Tw weeks in and I’m loving the course, Tell Me Something Real: How to Write Confessional Poetry. Not only is the tutor, Schyler Butler knowledgeable, and thorough providing great examples for poetry within this genre all from Black women, but the group of writers signed up for the course bring it every week with their insight and feelings around each poem we read and discuss.

And then we get to trial out what we’ve learnt through these close writings within our own writing, as the sessions finishes with time to write a first draft of a poem and then share it with the group. I’m enjoying what I’m coming up with after being inspired. Because in all honesty, from time I’ve been a confessional poet but have never smashed the term on it.

Confessional poetry in essence can be distilled to 4 main components.

  1. Be of an intimate subject matter.
  2. Use the first person.
  3. Be autobiographical or seen/ appear to be.
  4. Use skilled craftsmanship.

I’m working on a new body of work now.
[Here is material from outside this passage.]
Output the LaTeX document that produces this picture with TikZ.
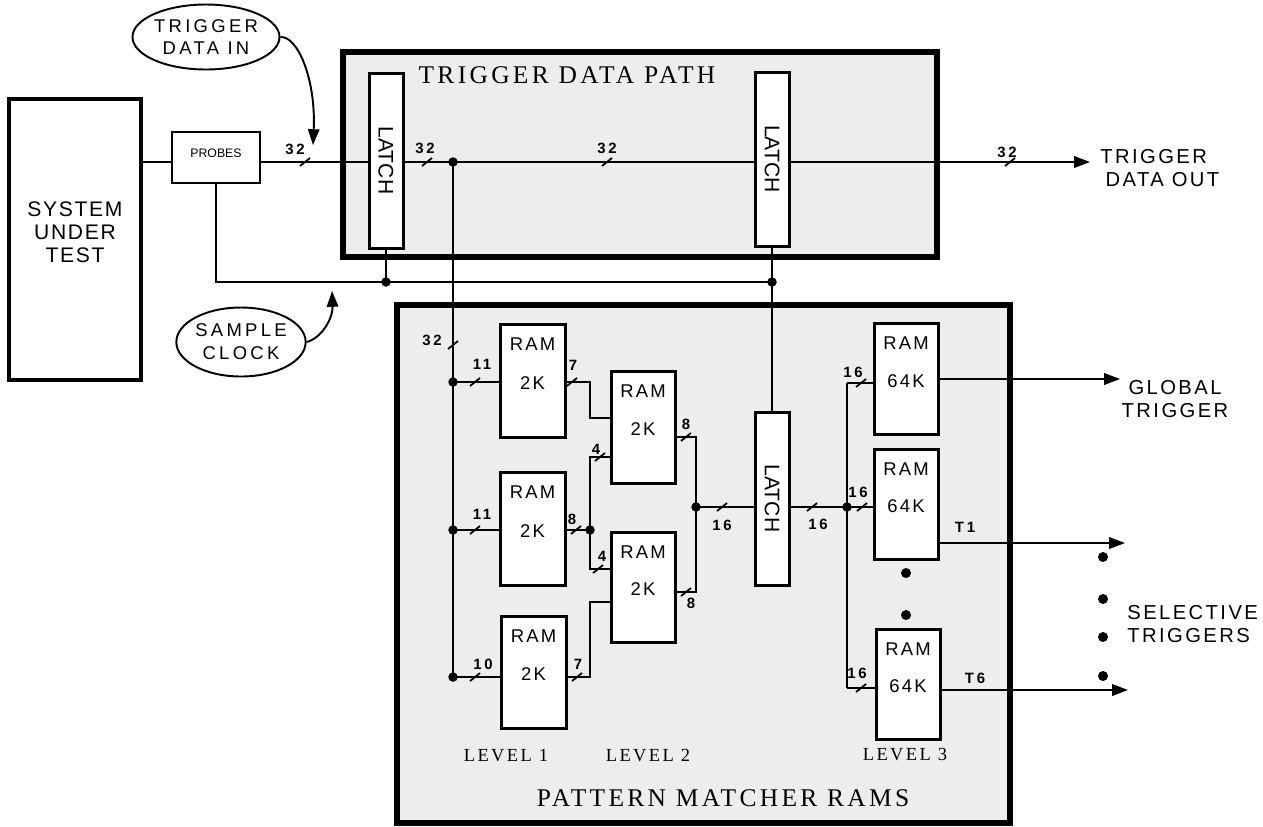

So still in the draft stage but I’ll share a poem from time here, as evidence of my appreciation and dance with this form of poetry.


White Women

Within my family, there are white women.
White women who married black men. I forget,
neglect the fact that their blood flows through mine.

Trace the past, a sea of faceless white is mine.
The black men forefront, a mist of women
behind. Their names, I don’t know or forget.

They are the enigma, shadows. Forget
the cleaning and cooking, their duty and mine,
they went against the grain, steadfast women.

In the corner of the frame, you white women
are not forgotten. Your spirit is mine.